The hotel launched a 90-day adoption program built on three principles: simplify, embed, and measure.

  • Simplify: The hotel consolidated four platforms into two — a unified PMS with integrated messaging and a standalone revenue tool for management only. Frontline staff went from managing four interfaces to managing one. Training time dropped from scattered across four tools to focused on a single workflow.
  • Embed: Instead of classroom training sessions, the hotel introduced 3-minute micro-training modules embedded directly into the PMS interface. When an agent logged in for the first time each shift, a brief walkthrough appeared for any new feature. No separate training schedule. No pulling staff off the floor. The training lived inside the tool itself.
  • Measure: The hotel began tracking adoption weekly — not as a management KPI, but as a team-level metric visible to all staff. Departments that reached adoption targets received schedule preference the following week. The incentive was not punitive; it was a tangible benefit tied directly to tool usage.
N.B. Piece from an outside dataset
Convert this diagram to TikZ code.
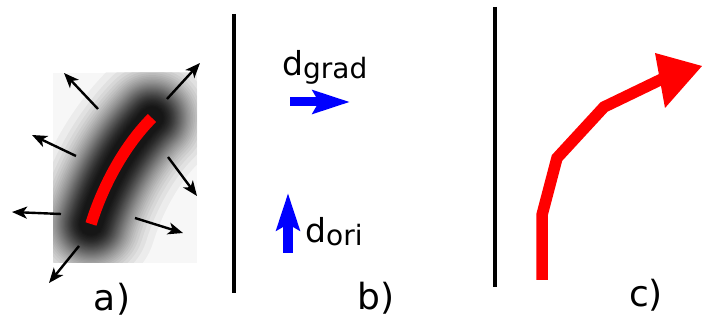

The results after 90 days: staff adoption rose from 28% to 81%. Average check-in time dropped from 4.2 minutes to 2.8 minutes. Upsell conversion at check-in increased from 6% to 19%. Guest satisfaction scores — which had plateaued at 4.1 out of 5 for over a year — climbed to 4.5 within the same quarter. Post-stay surveys cited faster check-in and more personalized service as the top two improvements, neither of which guests knew was driven by a technology adoption program.

Five Steps to Build Technology Your Staff Will Actually Use

  • Audit current usage before buying more: Before adding another platform, measure how your staff actually uses what you already have. Track logins, feature usage, and time-per-task. The gap between what a platform can do and what your team does with it is your real technology problem — not the features you haven't purchased yet.
  • Design for the shift, not the office: Evaluate every tool from the perspective of a front desk agent during peak check-in or a housekeeping supervisor managing 15 rooms. If a feature requires more than three interactions to complete during a guest-facing moment, it will be bypassed. Build workflows around shift realities, not management preferences.
  • Replace classroom training with embedded learning: Move technology training out of onboarding sessions and into the tools themselves. Micro-modules that appear contextually — when a staff member encounters a feature for the first time — outperform classroom training by significant margins. Training should be invisible, continuous, and tied to the moment of need.
  • Limit frontline tools to three or fewer: Platform sprawl is the fastest path to zero adoption. Consolidate workflows into the smallest number of tools possible. Your front desk should need one system. Your housekeeping team should need one system. Revenue and analytics tools belong to management — not to the people serving guests in real time.
  • Make adoption visible and beneficial: Track adoption at the team level, not the individual level. Tie adoption to tangible benefits — schedule preference, recognition, shared team incentives. Staff who see that using a tool correctly makes their shift easier will use it. Staff who see it as another management requirement will find a workaround.

The Real Technology Investment Is Not the Software — It's the Adoption

The hotels that are winning with technology in 2026 are not the ones with the longest feature lists or the most expensive vendor contracts. They are the ones that have solved the adoption problem — that have built technology workflows around the reality of how frontline staff actually work, not how management wishes they would work. The difference between a $250,000 technology investment that returns $800,000 in operational improvement and one that returns nothing is not the software. It is whether the people who use it every day find it indispensable.

The question every hotel operator should be asking is not "What technology should we buy next?" but "What technology are we already paying for that nobody is using — and why?" The answer to that question is usually worth more than the next purchase.

Frequently asked questions

What is the average hotel technology adoption rate among frontline staff?

Industry surveys from 2025 and 2026 show that only 34% of hotel frontline staff — including front desk agents, concierge, and housekeeping teams — use their property's technology platforms as intended. The remaining 66% either bypass tools entirely, use them for only a fraction of their capabilities, or maintain parallel manual systems.

How much does low technology adoption cost a hotel?

For a typical 200-room property, low staff adoption costs between $45,000 and $180,000 annually. This includes direct productivity losses from manual workarounds, revenue leakage from missed upsell opportunities, and the compounding cost of guest dissatisfaction from inconsistent service delivery.

What are the main reasons hotel staff reject new technology?

The top five reasons are: overly complex user interfaces designed for managers rather than frontline workers, inadequate training (averaging just 4 hours per year), tool fatigue from managing 15 to 20 separate platforms, lack of visible personal benefit for staff, and technology that slows down rather than speeds up guest-facing interactions.

How long does it take to improve staff technology adoption?

Structured adoption programs typically show measurable results within 60 to 90 days. A documented case study of a 340-room hotel in Barcelona improved adoption from 28% to 81% in 90 days using workflow simplification, embedded micro-training, staff feedback loops, and adoption-tied incentives.

Should hotels buy fewer technology tools to improve adoption?

Not necessarily fewer tools, but fewer tools that staff actually need to touch during a shift. The most successful properties consolidate guest-facing workflows into a single interface and limit frontline staff to 2 to 3 core platforms. Technology sprawl — adding tools without consolidating workflows — is the primary driver of low adoption.